SANTA FE, NM – Multiple bills championed by the American Civil Liberties Union (ACLU) of New Mexico, partners, and elected leaders this legislative session that advance a more just and equal New Mexico were signed into law by Governor Michelle Lujan Grisham. The new laws will help make the state’s criminal legal system more just, protect New Mexicans’ fundamental rights to body autonomy, vastly improve ballot access, and curtail police officers’ use of force.
The Right to Vote
At a time when other states across the country are working to undermine democracy, New Mexico has become a nationwide leader in voter rights with the passage of the Voting Rights Act (House Bill 4). The new law is a giant step toward a more equitable and fair voting system, eliminating many of the barriers that have historically served to disenfranchise rural, Indigenous, and formerly incarcerated voters.
Probation and Parole Reform
Legislation addressing parole will end many of New Mexico’s counterproductive and wasteful policies that keep people incarcerated when they have shown that they can safely reenter our communities.
Children are uniquely capable of redemption. With the signing of No Life without Parole for Juveniles Juvenile (Senate Bill 64), New Mexico joins 25 states, Washington D.C., and every other country in the world in banning life without parole as a sentencing option for children. The law also creates developmentally meaningful timing for parole eligibility for people already serving long adult sentences for crimes committed as children.
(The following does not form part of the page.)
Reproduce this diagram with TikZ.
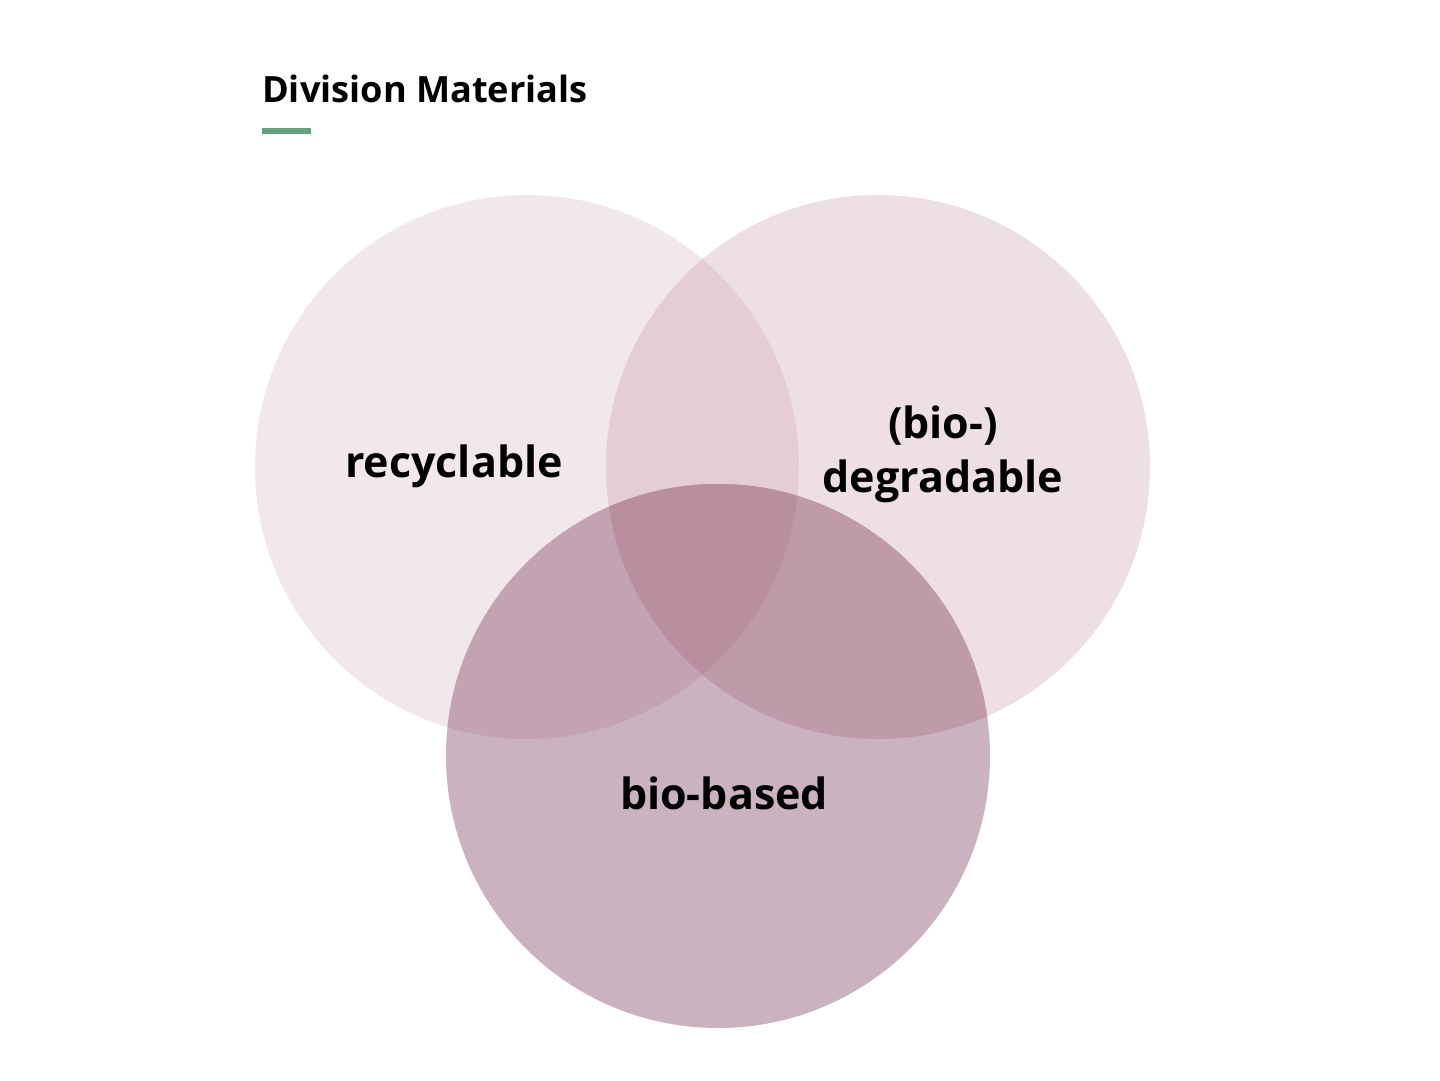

Geriatric Parole (SB 29) recognizes that it doesn’t make New Mexicans safer to incarcerate elderly and medically fragile prisoners who pose little public safety threat. The new law will make many of them eligible for parole.
Right to Body Autonomy
While many of the state’s neighbors are attacking fundamental and personal health decisions, New Mexico passed monumental protections for reproductive and gender-affirming health care.
Reproductive Health Provider Protections (SB 13) ensures the freedom of individuals to make decisions about their own bodies and their futures with dignity and without undue political interference and dangerous overreach across state lines. Under the new law, New Mexico government cannot aid another state’s investigation into people’s reproductive or gender-affirming care, nor can the state allow patients to suffer professional discipline or adverse action by a professional licensing body.
The Reproductive and Gender-Affirming Health Care Freedom Act (HB 7) ensures that every New Mexican has the freedom and dignity to make their own decisions about reproductive health care and gender-affirming care in every corner of our state. The new law prohibits public bodies, including local municipalities, from denying, restricting, or discriminating against an individual’s right to use or refuse reproductive or gender-affirming care.
LGBTQ+ Rights
The Human Rights Act Modernization (HB 207) ensures that New Mexico will no longer allow tax-payer-funded discrimination by ensuring all public entities must adhere to the state’s Human Rights Act. It also updates and expands definitions of sex, gender, gender identity, and sexual orientation. The signing of this law and others puts New Mexico at the forefront of protecting LGBTQ people’s rights.
Court Fines and Fees and Debt-Based Driver’s License Suspension
No one should land in jail or lose their driver’s license because they cannot pay court fees, fines, and other costs. Two bills signed into law address these issues. Fee Elimination (HB 139) eliminates fees within the criminal legal system so people are not incarcerated simply because they cannot afford exorbitant fees. Driver’s License Suspension (SB 47) limits the suspension of driver’s licenses when people can’t afford a fine or fee.
Police Use of Force Standards
Every year, New Mexico has one of the highest—if not the highest—rates of killings by police in the country. After a more comprehensive bill addressing excessive police use of force died, the Law Enforcement Telecoms Act (SB 19) was passed and signed by the governor. The new law requires officers to intervene if another officer is using excessive force and is a good starting place to build solid police reforms.